▶ **TASK STATEMENT**
Without the pictures, repeat the listing character for character.

▶ **PROVIDED MATERIAL**
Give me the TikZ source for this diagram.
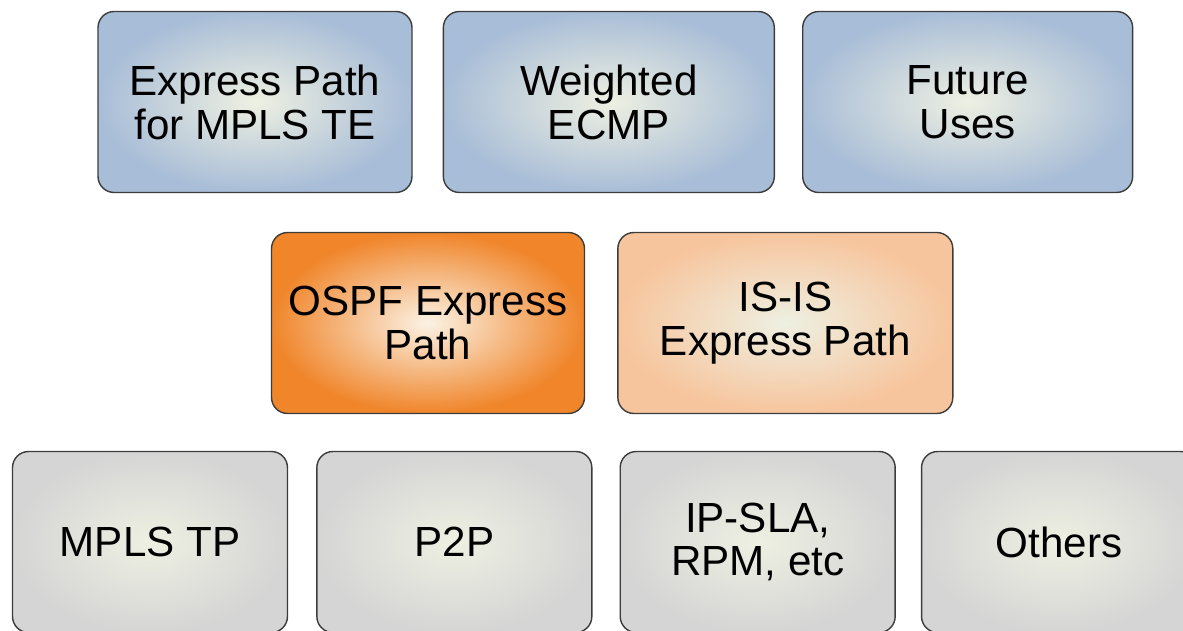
\documentclass[tikz,border=0pt]{standalone}
\usepackage{fontspec}
\setmainfont{Liberation Sans}
\usetikzlibrary{positioning}

\definecolor{glowcenter}{HTML}{EEF0E2}
\definecolor{blueedge}{HTML}{A8BDD7}
\definecolor{orangeedge}{HTML}{F0852A}
\definecolor{orangecenter}{HTML}{FBF2E4}
\definecolor{peachedge}{HTML}{F7C59D}
\definecolor{grayedge}{HTML}{D5D5D5}
\definecolor{boxline}{HTML}{3C3C3C}

\begin{document}
\begin{tikzpicture}[%
    x=0.02cm,
    y=-0.02cm,
    node distance=0.6cm,
    layer/.style={%
      rectangle,
      rounded corners=0.32cm,
      draw=boxline,
      line width=0.8pt,
      minimum height=3.62cm,
      align=center,
      font=\fontsize{24}{25}\selectfont,
      inner color=glowcenter
    },
    app/.style={layer, outer color=blueedge, minimum width=6.6cm},
    proto/.style={layer, outer color=peachedge, minimum width=6.7cm},
    transport/.style={layer, outer color=grayedge, minimum width=5.5cm}
  ]
    \clip (0,0) rectangle (1183,631);

    % applications
    \node[app, minimum width=6.28cm] (mplste) at (255,102) {Express Path\\for MPLS TE};
    \node[app, minimum width=6.62cm] (wecmp) [right=0.6cm of mplste] {Weighted\\ECMP};
    \node[app] (future) [right=0.54cm of wecmp] {Future\\Uses};

    % routing protocols
    \node[proto, minimum width=6.26cm, outer color=orangeedge, inner color=orangecenter]
      (ospf) at (428,323) {OSPF Express\\Path};
    \node[proto] (isis) [right=0.64cm of ospf] {IS-IS\\Express Path};

    % transports
    \node[transport] (mplstp) at (150,542) {MPLS TP};
    \node[transport] (p2p) [right=0.56cm of mplstp] {P2P};
    \node[transport] (ipsla) [right=0.54cm of p2p] {IP-SLA,\\RPM, etc};
    \node[transport] (others) [right=0.5cm of ipsla] {Others};
\end{tikzpicture}
\end{document}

▶ **EXERCISE ANSWER**
Give me the TikZ source for this diagram.
\documentclass[tikz,border=0pt]{standalone}
\usepackage{fontspec}
\setmainfont{Liberation Sans}
\usetikzlibrary{positioning}

\definecolor{glowcenter}{HTML}{EEF0E2}
\definecolor{blueedge}{HTML}{A8BDD7}
\definecolor{orangeedge}{HTML}{F0852A}
\definecolor{orangecenter}{HTML}{FBF2E4}
\definecolor{peachedge}{HTML}{F7C59D}
\definecolor{grayedge}{HTML}{D5D5D5}
\definecolor{boxline}{HTML}{3C3C3C}

\begin{document}
\begin{tikzpicture}[%
    x=0.02cm,
    y=-0.02cm,
    node distance=0.6cm,
    layer/.style={%
      rectangle,
      rounded corners=0.32cm,
      draw=boxline,
      line width=0.8pt,
      minimum height=3.62cm,
      align=center,
      font=\fontsize{24}{25}\selectfont,
      inner color=glowcenter
    },
    app/.style={layer, outer color=blueedge, minimum width=6.6cm},
    proto/.style={layer, outer color=peachedge, minimum width=6.7cm},
    transport/.style={layer, outer color=grayedge, minimum width=5.5cm}
  ]
    \clip (0,0) rectangle (1183,631);

    % applications
    \node[app, minimum width=6.28cm] (mplste) at (255,102) {Express Path\\for MPLS TE};
    \node[app, minimum width=6.62cm] (wecmp) [right=0.6cm of mplste] {Weighted\\ECMP};
    \node[app] (future) [right=0.54cm of wecmp] {Future\\Uses};

    % routing protocols
    \node[proto, minimum width=6.26cm, outer color=orangeedge, inner color=orangecenter]
      (ospf) at (428,323) {OSPF Express\\Path};
    \node[proto] (isis) [right=0.64cm of ospf] {IS-IS\\Express Path};

    % transports
    \node[transport] (mplstp) at (150,542) {MPLS TP};
    \node[transport] (p2p) [right=0.56cm of mplstp] {P2P};
    \node[transport] (ipsla) [right=0.54cm of p2p] {IP-SLA,\\RPM, etc};
    \node[transport] (others) [right=0.5cm of ipsla] {Others};
\end{tikzpicture}
\end{document}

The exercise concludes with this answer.